Sovereign AICyber Intelligence

Sovereign AI: Why Where Your Intelligence Runs Matters

Sovereign AI: Why Where Your Intelligence Runs Matters

When people evaluate an AI system, they usually ask three questions: How accurate is it? How fast is it? How much does it cost? For a productivity tool, those are the right questions. For intelligence that touches national infrastructure, public safety or citizens’ data, they are dangerously incomplete.

For those systems there is a fourth question, and it is the one that ends up mattering most: where does it run, and who actually controls it?

Sovereignty is not nationalism

Let’s clear up the most common misunderstanding first. Sovereign AI does not mean sealing borders, rejecting global technology, or insisting that everything be built from scratch at home. That would be self-defeating, and nobody serious is arguing for it.

Sovereignty means something more precise: that the systems making consequential decisions about a nation are operable, auditable and governable from within that nation. It means you are not one contract renegotiation, one geopolitical dispute, or one change of vendor terms away from losing access to the intelligence your critical functions depend on.

You can use global models, global research and global infrastructure and still be sovereign — if you retain control over the parts that matter. The distinction is not “local versus foreign.” It is “governed versus dependent.”

The three layers where sovereignty has to hold: data, model, and decision.

Three layers where it has to hold

Sovereignty is not a single switch. It has to hold across three distinct layers, and a system can pass on one while failing badly on another.

1. Data. Where is it stored, under whose laws, and who can compel access to it? Data about a nation’s citizens, infrastructure and security is among its most strategic assets. If it sits in a jurisdiction whose courts or agencies can demand it without your knowledge, you do not control it — you are merely allowed to use it for now.

2. Model. Can the system be inspected, retrained and run independently — or is it a black box you rent by the month? A model you cannot examine is a model you cannot fully trust, and a model you cannot run without a third party is a dependency wearing the costume of a capability.

3. Decision. When the system acts — flags a threat, denies a transaction, allocates a resource — can you trace why? And if it is wrong, can you stop it? Decisions that cannot be explained cannot be defended, and decisions that cannot be halted are not under anyone’s authority at all.

A system can be world-class on accuracy and cost and still fail every one of these tests. For critical infrastructure, that is the failure that counts.

Why this is urgent now, not later

It is tempting to treat sovereignty as a problem for the future — something to address once the technology settles. That is exactly backwards.

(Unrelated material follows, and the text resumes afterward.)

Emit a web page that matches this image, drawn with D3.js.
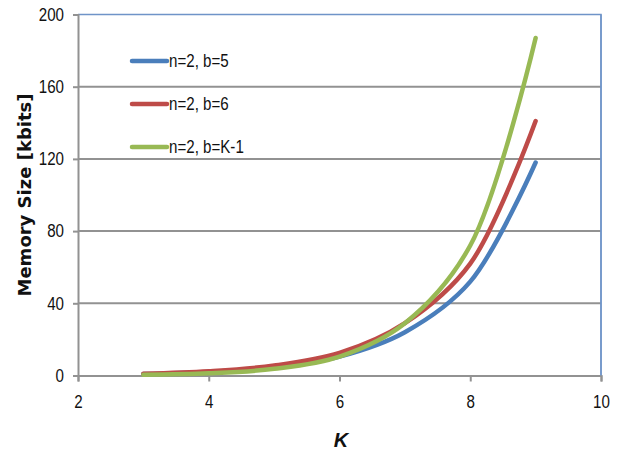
<!DOCTYPE html>
<html>
<head>
<meta charset="utf-8">
<script src="https://cdn.jsdelivr.net/npm/d3@7"></script>
<style>
  body { margin: 0; background: #fff; }
  svg { display: block; }
</style>
</head>
<body>
<div class="chart"></div>
<script>
// data
const kValues = [3, 4, 5, 6, 7, 8, 9]
const seriesNames = ['n=2, b=5', 'n=2, b=6', 'n=2, b=K-1']
const blueValues = [0.8, 2, 4.5, 10.5, 24, 52, 118]
const redValues = [1.0, 2.4, 5.5, 12.5, 29, 62, 141]
const greenValues = [0.4, 1.2, 3.7, 10.5, 29, 72, 187]
const xTicks = [2, 4, 6, 8, 10]
const yTicks = [0, 40, 80, 120, 160, 200]

const colors = ['#4a7ebb', '#be4b48', '#98b954']
const series = [blueValues, redValues, greenValues].map((vals, i) => ({
  name: seriesNames[i],
  color: colors[i],
  points: vals.map((v, j) => ({ k: kValues[j], v })),
}))

const W = 621
const H = 453
const margin = { top: 14.5, right: 20, bottom: 77.5, left: 78 }
const width = 601 - margin.left
const height = H - margin.top - margin.bottom

const svg = d3
  .select('.chart')
  .append('svg')
  .attr('width', W)
  .attr('height', H)

const g = svg.append('g').attr('transform', `translate(${margin.left},${margin.top})`)

const x = d3.scaleLinear().domain([2, 10]).range([0, width])
const y = d3.scaleLinear().domain([0, 200]).range([height, 0])

const tickFont = '"Liberation Sans", Arial, sans-serif'
const squeeze = 0.84

// narrow the glyphs a bit, the original uses a condensed face
function condense(sel) {
  sel.each(function() {
    const len = this.getComputedTextLength()
    d3.select(this)
      .attr('textLength', len * squeeze)
      .attr('lengthAdjust', 'spacingAndGlyphs')
  })
}

// gridlines
g.selectAll('.grid')
  .data(yTicks.filter(d => d > 0 && d < 200))
  .enter()
  .append('line')
  .attr('x1', 0)
  .attr('x2', width)
  .attr('y1', d => y(d))
  .attr('y2', d => y(d))
  .attr('stroke', '#929292')
  .attr('stroke-width', 2)

// plot border (top and right in blue)
g.append('path')
  .attr('d', `M0,${y(200)}H${width}V${height}`)
  .attr('fill', 'none')
  .attr('stroke', '#6f94c8')
  .attr('stroke-width', 1.5)

// y axis
const yAxis = g.append('g')
  .call(d3.axisLeft(y).tickValues(yTicks).tickSize(5).tickPadding(9))
yAxis.select('.domain').attr('stroke', '#929292').attr('stroke-width', 2)
yAxis.selectAll('.tick line').attr('stroke', '#929292').attr('stroke-width', 2)
yAxis.selectAll('.tick text')
  .attr('font-family', tickFont)
  .attr('font-size', 18)
  .attr('fill', '#111')
  .call(condense)

// x axis
const xAxis = g.append('g')
  .attr('transform', `translate(0,${height})`)
  .call(d3.axisBottom(x).tickValues(xTicks).tickSize(6).tickPadding(14))
xAxis.select('.domain').attr('stroke', '#929292').attr('stroke-width', 2)
xAxis.selectAll('.tick line').attr('stroke', '#929292').attr('stroke-width', 2)
xAxis.selectAll('.tick text')
  .attr('font-family', tickFont)
  .attr('font-size', 18)
  .attr('fill', '#111')
  .call(condense)

// right border over the axis end
g.append('line')
  .attr('x1', width).attr('x2', width)
  .attr('y1', y(200)).attr('y2', height)
  .attr('stroke', '#6f94c8').attr('stroke-width', 1.5)

// lines
const line = d3.line()
  .x(d => x(d.k))
  .y(d => y(d.v))
  .curve(d3.curveCatmullRom.alpha(0.5))

g.selectAll('.series')
  .data(series)
  .enter()
  .append('path')
  .attr('class', 'series')
  .attr('d', d => line(d.points))
  .attr('fill', 'none')
  .attr('stroke', d => d.color)
  .attr('stroke-width', 4.5)
  .attr('stroke-linecap', 'round')

// legend
const legend = svg.selectAll('.legend')
  .data(series)
  .enter()
  .append('g')
  .attr('class', 'legend')
  .attr('transform', (d, i) => `translate(132,${61 + i * 43})`)

legend.append('line')
  .attr('x1', 0).attr('x2', 35)
  .attr('y1', 0).attr('y2', 0)
  .attr('stroke', d => d.color)
  .attr('stroke-width', 4.5)
  .attr('stroke-linecap', 'round')

legend.append('text')
  .attr('x', 37)
  .attr('y', 0)
  .attr('dy', '0.35em')
  .attr('font-family', tickFont)
  .attr('font-size', 18)
  .attr('fill', '#111')
  .text(d => d.name)
  .call(condense)

// axis titles
svg.append('text')
  .attr('transform', `translate(31,${margin.top + height / 2}) rotate(-90)`)
  .attr('text-anchor', 'middle')
  .attr('font-family', '"DejaVu Sans", Verdana, sans-serif')
  .attr('font-weight', 'bold')
  .attr('font-size', 18)
  .attr('fill', '#111')
  .text('Memory Size [kbits]')

svg.append('text')
  .attr('x', 341)
  .attr('y', 447)
  .attr('text-anchor', 'middle')
  .attr('font-family', tickFont)
  .attr('font-style', 'italic')
  .attr('font-weight', 'bold')
  .attr('font-size', 20)
  .attr('fill', '#111')
  .text('K')
</script>
</body>
</html>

The decisions being made today about where data lives, which platforms get embedded into government and enterprise workflows, and which vendors become load-bearing are the decisions that will be expensive or impossible to reverse later. Dependency compounds. Every integration, every migrated dataset, every workflow built on top of a system you do not control raises the cost of ever regaining control. The cheapest moment to build sovereignly is at the beginning — and for many critical systems on the continent, the beginning is right now.

What sovereign-by-design actually looks like

Sovereignty cannot be bolted on at the end as a compliance checkbox. By the time a system is in production, its architecture has already decided how sovereign it is — where the data flows, how the model is hosted, whether decisions are explainable. Those properties are set early or not at all.

Building sovereign-by-design means making deliberate architectural commitments up front: data residency that you control, models that can be inspected and operated independently, and decision pipelines that are auditable end to end. It means designing for the day a vendor relationship changes, a regulation tightens, or a crisis demands that you operate alone — and making sure that day is survivable.

This is the principle behind how we build cyber and decision intelligence: sovereign from the first architectural decision, not retrofitted after the fact.

Intelligence you cannot govern is a liability

There is a quiet assumption that more intelligence is always better — that any capable system is an asset by definition. For critical infrastructure, that assumption is false.

Intelligence you can govern is an asset. Intelligence you cannot govern is a liability that happens to be useful, right up until the moment it isn’t. The difference between the two is not how clever the system is. It is whether, when everything is on the line, the answer to “who controls this?” is “we do.”

For a nation building its intelligence infrastructure, there is no more important answer to get right.